Вошел в комнату и сел в мягкое кресло.
— Валерия… А почему ты сказала — КОГО-НИБУДЬ? — спросил неожиданно даже для самого себя. — Почему КОГО-НИБУДЬ, а не тебя? И великие классики вполне определенно доказали, что неразделенная любовь — это страшные муки, — пытался он не сбиться с легкого, беззаботного тона.
Валерия ничего не ответила, как-то виновато улыбнулась и попросила:
— Расскажи лучше, что там в клинике?
— Сегодня стоял на двух операциях. Многие в отпусках. Просто некому работать.
— На двух операциях? И все хорошо?
— Да… Правда, при второй на энергощите фазу выбило. Вся аппаратура остановилась. Дыхательный аппарат — полбеды. Можно вручную… А кровообращение — остановка на несколько минут и… конец. Но вроде бы все обошлось. Операция удачная… Хотя с таким диагнозом у нас каждый пятый… умирает,
— Но не от того, что выбивает фазу?
Валерия пристально смотрела на Андриана,
— Помнишь, как вы переселялись в новый корпус?
«Откуда только она знает об этом? Было это три года назад… Зима. Холодная зима. Отопление почему-то работало плохо. Говорили, что котельная не вошла в свой режим. И лифты часто отказывали, возле них постоянно возились техники… Но никто не остановил переселение. Все проходило по графику. Переносили больных на носилках на третий, шестой этажи. Больным выдавали по два-три одеяла… Холодная тогда была зима. Зачастую стыдно было смотреть больным в глаза. Но хотелось же лучшего — поскорей переселиться, обжиться, чтобы лечить. Но все равно было стыдно…»
— Откуда ты знаешь, как мы переселялись?
— Мне рассказывали… А один ваш хирург, Рындин, кажется, загонял больных в холодные палаты и бурчал себе под нос: «Ходят все, слоняются, никак не поймут — идет переселение, что они мешают. Все никак не налечатся». Ты знаешь Рындина?

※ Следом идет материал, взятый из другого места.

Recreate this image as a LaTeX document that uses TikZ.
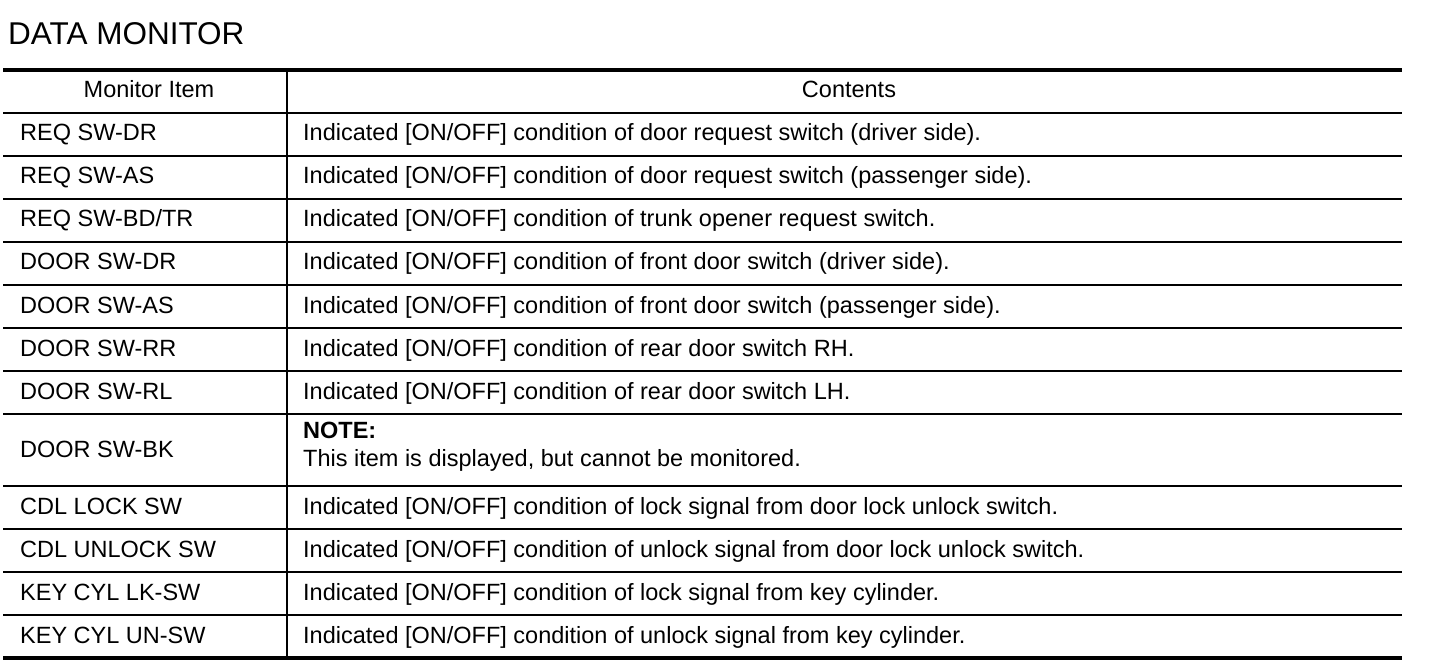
\documentclass[tikz,border=0pt]{standalone}
\usepackage{fontspec}
\setmainfont{Liberation Sans}
\begin{document}
\begin{tikzpicture}[x=1pt,y=-1pt,
  thickrule/.style={line width=4pt},
  headrule/.style={line width=2.6pt},
  thinrule/.style={line width=1.6pt},
  celltext/.style={anchor=base west,inner sep=0pt,font=\fontsize{23.5}{26}\selectfont},
  headtext/.style={anchor=base,inner sep=0pt,font=\fontsize{23.5}{26}\selectfont},
  titletext/.style={anchor=base west,inner sep=0pt,font=\fontsize{31.5}{36}\selectfont}]
\useasboundingbox (0,0) rectangle (1440,660);
\fill[white] (0,0) rectangle (1440,660);
\node[titletext] (title) at (8,45) {DATA MONITOR};
% rules
\coordinate (tl) at (3,70); \coordinate (tr) at (1402,70);
\coordinate (bl) at (3,658); \coordinate (br) at (1402,658);
\coordinate (vt) at (287,70); \coordinate (vb) at (287,658);
\draw[thickrule] (tl) -- (tr);
\draw[thickrule] (bl) -- (br);
\draw[line width=2pt] (vt) -- (vb);
\coordinate (h1) at (3,113); \coordinate (h2) at (1402,113);
\draw[headrule] (h1) -- (h2);
\foreach \yy in {156,199,242,285,328,371,414,486,529,572,615}
  \draw[thinrule] (3,\yy) -- (1402,\yy);
% header
\node[headtext] (hitem) at (149,98) {Monitor Item};
\node[headtext] (hcont) at (849,98) {Contents};
% rows
\node[celltext] (i1) at (20,141) {REQ SW-DR};
\node[celltext] (c1) at (303,141) {Indicated [ON/OFF] condition of door request switch (driver side).};
\node[celltext] (i2) at (20,184) {REQ SW-AS};
\node[celltext] (c2) at (303,184) {Indicated [ON/OFF] condition of door request switch (passenger side).};
\node[celltext] (i3) at (20,227) {REQ SW-BD/TR};
\node[celltext] (c3) at (303,227) {Indicated [ON/OFF] condition of trunk opener request switch.};
\node[celltext] (i4) at (20,270) {DOOR SW-DR};
\node[celltext] (c4) at (303,270) {Indicated [ON/OFF] condition of front door switch (driver side).};
\node[celltext] (i5) at (20,313) {DOOR SW-AS};
\node[celltext] (c5) at (303,313) {Indicated [ON/OFF] condition of front door switch (passenger side).};
\node[celltext] (i6) at (20,356) {DOOR SW-RR};
\node[celltext] (c6) at (303,356) {Indicated [ON/OFF] condition of rear door switch RH.};
\node[celltext] (i7) at (20,399) {DOOR SW-RL};
\node[celltext] (c7) at (303,399) {Indicated [ON/OFF] condition of rear door switch LH.};
\node[celltext] (i8) at (20,457) {DOOR SW-BK};
\node[celltext,font=\fontsize{23.5}{26}\selectfont\bfseries] (c8a) at (303,438) {NOTE:};
\node[celltext] (c8b) at (303,466) {This item is displayed, but cannot be monitored.};
\node[celltext] (i9) at (20,514) {CDL LOCK SW};
\node[celltext] (c9) at (303,514) {Indicated [ON/OFF] condition of lock signal from door lock unlock switch.};
\node[celltext] (i10) at (20,557) {CDL UNLOCK SW};
\node[celltext] (c10) at (303,557) {Indicated [ON/OFF] condition of unlock signal from door lock unlock switch.};
\node[celltext] (i11) at (20,600) {KEY CYL LK-SW};
\node[celltext] (c11) at (303,600) {Indicated [ON/OFF] condition of lock signal from key cylinder.};
\node[celltext] (i12) at (20,643) {KEY CYL UN-SW};
\node[celltext] (c12) at (303,643) {Indicated [ON/OFF] condition of unlock signal from key cylinder.};
\end{tikzpicture}
\end{document}
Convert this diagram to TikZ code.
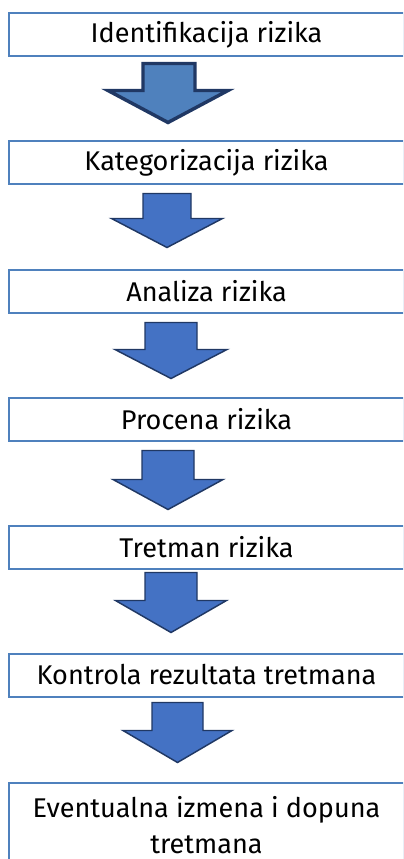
\documentclass[tikz,border=0pt]{standalone}
\usepackage{fontspec}
\setmainfont{Fira Sans}
\usetikzlibrary{positioning}

\definecolor{boxblue}{HTML}{4F81BD}
\definecolor{arrowfill}{HTML}{4472C4}
\definecolor{arrowline}{HTML}{203864}

\tikzset{
    stepbox/.style={draw=boxblue, line width=1.5pt, fill=white,
        minimum width=296.25pt, minimum height=32.25pt, inner sep=0pt,
        outer sep=0pt, font=\fontsize{20.3}{26.5}\selectfont, align=center},
    blockarrow/.style={draw=arrowline, line width=1.1pt, fill=arrowfill,
        line join=miter},
    firstarrow/.style={draw=arrowline, line width=2.6pt, fill=boxblue,
        line join=miter}
}

\begin{document}
\begin{tikzpicture}[x=0.75pt, y=0.75pt]
    \useasboundingbox (0,0) rectangle (403,-859);
    \begin{scope}
    \clip (0,0) rectangle (403,-859);

    % koraci procesa
    \node[stepbox] (ident) at (206.5,-35) {Identifikacija rizika};
    \node[stepbox, below=63.75pt of ident] (kateg) {Kategorizacija rizika};
    \node[stepbox, below=63.75pt of kateg] (anal) {Analiza rizika};
    \node[stepbox, below=63.75pt of anal] (proc) {Procena rizika};
    \node[stepbox, below=63.75pt of proc] (tret) {Tretman rizika};
    \node[stepbox, below=63.75pt of tret] (kontr) {Kontrola rezultata tretmana};
    \node[stepbox, minimum height=64pt, anchor=north,
          below=64.5pt of kontr] (izmena) {Eventualna izmena i dopuna\\tretmana};

    % strelice izmedju koraka
    \draw[firstarrow, shift={(ident.south)}] (-63.5,-7) -- (-63.5,-34)
        -- (-98.5,-34) -- (-38.5,-66) -- (21.5,-34) -- (-11.5,-34)
        -- (-11.5,-7) -- cycle;
    \foreach \stepname/\cx/\gap/\sw/\hw/\hs/\len in
        {kateg/-39.5/9/24/55.5/25/54, anal/-35.5/10/26/56/27/56,
         proc/-38.5/10/26/55/29/59, tret/-35.5/4/26/55.5/28/60,
         kontr/-29/6/25.5/54.5/28/60}{
        \draw[blockarrow, shift={(\stepname.south)}]
            (\cx-\sw,-\gap) -- (\cx-\sw,-\gap-\hs)
            -- (\cx-\hw,-\gap-\hs) -- (\cx,-\gap-\len)
            -- (\cx+\hw,-\gap-\hs) -- (\cx+\sw,-\gap-\hs)
            -- (\cx+\sw,-\gap) -- cycle;
    }
    \end{scope}
\end{tikzpicture}
\end{document}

«Ей, значит, и про Рындина кто-то рассказал… Он однажды предлагал мне приработок на полставки в пионерском лагере. Говорил: «Не пожалеешь. Для врача там работа отличная. Пионерский лагерь — чудо! Территория маленькая, дети не разбегаются, заборы высоченные. Воды на территории никакой, а под краном не утонешь. На речку физруки водят два раза в неделю. В воду по десять человек — ж-жик! ж-жик! — и готово. Для врача работы лучше не придумаешь. Спокойная. И кормят там детей без особых деликатесов. А от перловки диспепсии не бывает. Следи лишь, чтоб родители не приносили всяких там соков-моков, каждый день тумбочки выгребай — и никаких болезней не будет…»
— А от кого ты о Рындине слышала?
— Моя тетка лежала в вашей клинике…
— Да, Рындин грубоват… Но он прекрасно оперирует…
— Андриан!.. — почти закричала Валерия. — Хирург прежде, всего ЧЕЛОВЕК!
— Но Рындин действительно великолепно оперирует.
Во взгляде Валерии он заметил с трудом подавляемое отвращение.
— Ладно, садись к столу, будем ужинать… Да, кстати, дай мне твой паспорт, — сказала после затянувшейся паузы. — Тебе нужно здесь прописаться.
— Сначала я выпишусь от Зиновии Александровны.
— Не тревожься. Оксана сама все сделает. У нее много знакомых.
На следующий день после операции Андриан зашел к профессору Береговскому.
— Добрый день, Николай Константинович!
— Привет, привет, молодая смена! — Профессор встал из-за стола, снял очки и положил их на развернутые на столе бумаги.